'Traitors should be given Capital punishment'
Defence Secretary Rajapaksa says the LTTE rump is
exploring every avenue to avenge Prabhakaran's killing on the banks of
the Nanthikadal lagoon last May.
Defence Secretary Gotabhaya Rajapaksa says anyone
seeking to undermine Sri Lanka's sovereignty should be treated as a
traitor regardless of his or her position.
It will be a grave blunder on the government's part to
pave the way for the so-called international community to interfere in
Sri Lanka, he says.
The Defence Ministry says that any Sri Lankan
promoting an agenda which is detrimental to the country is nothing but a
traitor who should be ready to face the consequences.
Defence Secretary Rajapaksa told The Island in a brief
interview that traitors deserved capital punishment and no one should
shed crocodile tears over them.
He emphasized that the armed forces had paid a heavy
price to bring the LTTE to its knees last May and nothing could be as
loathsome as producing officers, who had spearheaded the offensive
before an international tribunal.
He said that a recent statement, which had been
attributed to Oxford Chancellor Chris Patten as reported in yesterday's
issue of The Island, underscored the need to be vigilant to external
threats. The last British Governor of Hong Kong is reported having said
that the UN should have intervened politically and diplomatically under
the doctrine of Responsibility to Protect (R2P) in Sri Lanka's campaign
against the LTTE.
Defence Secretary Rajapaksa said that former Army
Commander General Fonseka, in the run-up to January 26 presidential
election, alleged the Army had executed LTTE cadres, who gave themselves
up on the Vanni front. Defence Secretary Rajapaksa said: "Although
Fonseka had subsequently said that the Army did not massacre
surrendering LTTE cadres, though being ordered by me, it paved the way
for international intervention."
Defence Secretary Rajapaksa alleged that those bent on
destabilizing the country would now exploit Fonseka's parliamentary
privileges to fast track their sinister campaign. Now that terrorists no
longer retained a conventional fighting capability, the LTTE rump would
strive to isolate the country, he said. The fastest way to achieve their
goal was to use MP Sarath Fonseka to justify their baseless allegations,
he said. He emphasized that anyone throwing his or her weight behind an
anti-Sri Lanka conspiracy would be considered a traitor and people
should be na‹ve to believe such behavior could be tolerated.
Responding to a query by The Island, the war veteran
said that the conclusion of the war last year had brought a sense of
relief to all communities. Although petty minded politicians may not
realize the ground situation as yet, in the absence of the LTTE factor,
the Opposition would be powerless, he said. The bottom line is that the
Opposition may not have an issue big enough to exploit as a rallying
point except unsubstantiated war crimes charges.

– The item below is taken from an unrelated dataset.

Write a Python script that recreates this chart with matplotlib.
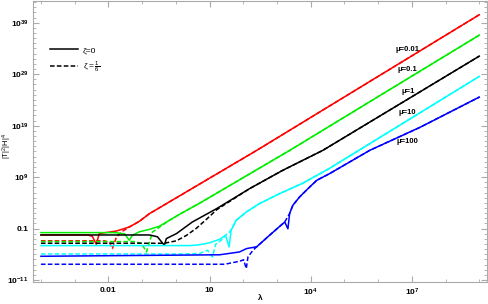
import numpy as np
import matplotlib
matplotlib.use("Agg")
import matplotlib.pyplot as plt

# log10(lambda), log10(|T|^2|H|^4), per mu and zeta
red_s_x = [-4.0, -2.62, -2.475, -2.36, -2.27, -1.76, -1.38, -1.08, -0.78, 2.40, 9.0]
red_s_y = [-2.24, -2.24, -2.50, -4.05, -1.97, -1.47, -0.69, 0.42, 1.91, 14.20, 40.55]
red_d_x = [-4.0, -2.12, -1.97, -1.88, -1.76, -1.58, -1.38, -1.08, -0.78, 2.40, 9.0]
red_d_y = [-3.37, -3.37, -3.66, -4.88, -2.63, -1.52, -0.69, 0.42, 1.91, 14.20, 40.55]

green_s_x = [-4.0, -1.82, -1.52, -1.38, -1.29, -1.08, -0.78, -0.49, -0.19, 0.11, 0.70, 3.38, 9.0]
green_s_y = [-1.78, -1.78, -2.01, -3.27, -2.30, -1.62, -1.14, -0.55, 0.61, 1.78, 3.91, 14.20, 36.59]
green_d_x = [-4.0, -1.23, -1.02, -0.87, -0.69, -0.49, -0.19, 0.11, 0.70, 3.38, 9.0]
green_d_y = [-3.52, -3.52, -3.85, -5.54, -1.66, -0.75, 0.61, 1.78, 3.91, 14.20, 36.59]

black_s_x = [-4.0, -0.78, -0.545, -0.34, -0.28, 0.02, 0.49, 1.21, 2.19, 3.17, 4.36, 9.0]
black_s_y = [-2.24, -2.24, -2.59, -4.24, -2.94, -1.97, 0.28, 2.88, 6.77, 10.32, 14.20, 32.51]
black_d_x = [-4.0, -0.34, 0.02, 0.32, 0.61, 0.91, 1.21, 2.19, 3.17, 4.36, 9.0]
black_d_y = [-3.85, -3.85, -3.37, -2.30, -0.94, 0.81, 2.65, 6.77, 10.32, 14.20, 32.51]

cyan_s_x = [-4.0, 0.41, 0.70, 1.00, 1.30, 1.475, 1.58, 1.64, 1.79, 2.09, 2.48, 3.08, 3.76, 4.56, 9.0]
cyan_s_y = [-4.30, -4.30, -4.15, -3.76, -3.08, -2.30, -4.57, -1.33, 0.61, 2.22, 3.85, 5.80, 7.80, 10.71, 28.57]
cyan_d_x = [-4.0, 0.11, 0.70, 0.94, 1.09, 1.18, 1.36, 1.475, 1.58, 1.64, 1.79, 2.09, 2.48, 3.08, 3.76, 4.56, 9.0]
cyan_d_y = [-5.93, -5.93, -5.85, -5.21, -6.51, -4.05, -3.18, -2.30, -1.72, -1.33, 0.61, 2.22, 3.85, 5.80, 7.80, 10.71, 28.57]

blue_s_x = [-4.0, 1.30, 1.89, 2.10, 2.40, 2.78, 3.23, 3.325, 3.375, 3.47, 3.67, 3.97, 4.18, 4.56, 5.75, 7.24, 9.0]
blue_s_y = [-6.38, -6.09, -5.54, -4.88, -4.53, -2.30, 0.28, -1.04, 1.91, 3.52, 5.14, 7.08, 8.38, 9.68, 14.20, 18.67, 24.55]
blue_d_x = [-4.0, 1.45, 1.89, 2.01, 2.09, 2.14, 2.29, 2.40, 2.78, 3.23, 3.375, 3.47, 3.67, 3.97, 4.18, 4.56, 5.75, 7.24, 9.0]
blue_d_y = [-7.93, -7.93, -7.35, -7.06, -8.77, -6.51, -5.21, -4.53, -2.30, 0.28, 1.91, 3.52, 5.14, 7.08, 8.38, 9.68, 14.20, 18.67, 24.55]

mu_labels = ["\u03bc=0.01", "\u03bc=0.1", "\u03bc=1", "\u03bc=10", "\u03bc=100"]
mu_label_y = [33.8, 29.9, 25.65, 21.6, 15.95]

xtick_pos = [1e-2, 1e1, 1e4, 1e7]
xtick_lab = ["0.01", "10", "$10^4$", "$10^7$"]
ytick_pos = [1e-11, 0.1, 1e9, 1e19, 1e29, 1e39]
ytick_lab = ["$10^{-11}$", "0.1", "$10^9$", "$10^{19}$", "$10^{29}$", "$10^{39}$"]

plt.rcParams['font.family'] = ['Liberation Sans', 'DejaVu Sans']
plt.rcParams['mathtext.default'] = 'regular'

fig = plt.figure(figsize=(4.88, 3.04), dpi=100)
ax = fig.add_axes([0.068, 0.072, 0.930, 0.926])

curves = [
    (red_s_x, red_s_y, red_d_x, red_d_y, 'red'),
    (green_s_x, green_s_y, green_d_x, green_d_y, '#00ee00'),
    (black_s_x, black_s_y, black_d_x, black_d_y, 'black'),
    (cyan_s_x, cyan_s_y, cyan_d_x, cyan_d_y, 'cyan'),
    (blue_s_x, blue_s_y, blue_d_x, blue_d_y, 'blue'),
]
for sx, sy, dx, dy, c in curves:
    ax.plot(10.0 ** np.array(sx), 10.0 ** np.array(sy), color=c, lw=1.1)
    ax.plot(10.0 ** np.array(dx), 10.0 ** np.array(dy), color=c, lw=1.1,
            dashes=(3.0, 1.5))

ax.set_xscale('log')
ax.set_yscale('log')
ax.set_xlim(10 ** -4.23, 10 ** 9.23)
ax.set_ylim(10 ** -11.4, 10 ** 43.3)

ax.set_xticks(xtick_pos, xtick_lab)
ax.set_xticks([10.0 ** k for k in range(-4, 10)], minor=True)
ax.set_yticks(ytick_pos, ytick_lab)
ax.set_yticks([10.0 ** k for k in range(-11, 44)], minor=True)
ax.tick_params(which='both', direction='in', top=True, right=True,
               labelsize=6, color='#aaaaaa')
ax.tick_params(which='major', length=4)
ax.tick_params(which='minor', length=2.5)
ax.xaxis.set_minor_formatter(plt.NullFormatter())
ax.yaxis.set_minor_formatter(plt.NullFormatter())
for lab in ax.get_xticklabels() + ax.get_yticklabels():
    lab.set_fontweight('bold')
for sp in ax.spines.values():
    sp.set_color('#aaaaaa')

# axis titles placed by hand, the frame leaves little room
fig.text(260 / 488, 1 - 298 / 304, '\u03bb', fontsize=6, fontweight='bold',
         ha='center', va='center')
fig.text(7 / 488, 1 - 146 / 304, '$|T|^2|H|^4$', fontsize=5.5, rotation=90,
         ha='center', va='center')

for lab, yv in zip(mu_labels, mu_label_y):
    ax.text(10 ** 6.88, 10 ** yv, lab, fontsize=5.5, fontweight='bold',
            ha='center', va='center')

ax.plot([], [], color='black', lw=1.1, label='\u03b6=0')
ax.plot([], [], color='black', lw=1.1, dashes=(3.0, 1.5), label=r'$\zeta=\frac{1}{6}$')
ax.legend(loc='upper left', bbox_to_anchor=(0.02, 0.865), frameon=False,
          fontsize=6, handlelength=3.4, labelspacing=0.7, handletextpad=0.6)

fig.savefig('out.png', dpi=100)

During the war, interested parties, including the
media, had accused the Navy and Air Force, too, of indiscriminate
attacks on civilians and in some instances Indian fishermen. Had they
bothered to follow the media coverage of the war in Afghanistan and
Iraq, they would accept Sri Lanka's extraordinary efforts to minimize
civilian loss of life. He said that even at the height of the war on the
Vanni front, the ICRC was allowed to evacuate the wounded out of LTTE-held
territory. He said that the government could have finished off the LTTE
in a much shorter time if the military ignored the civilian factor.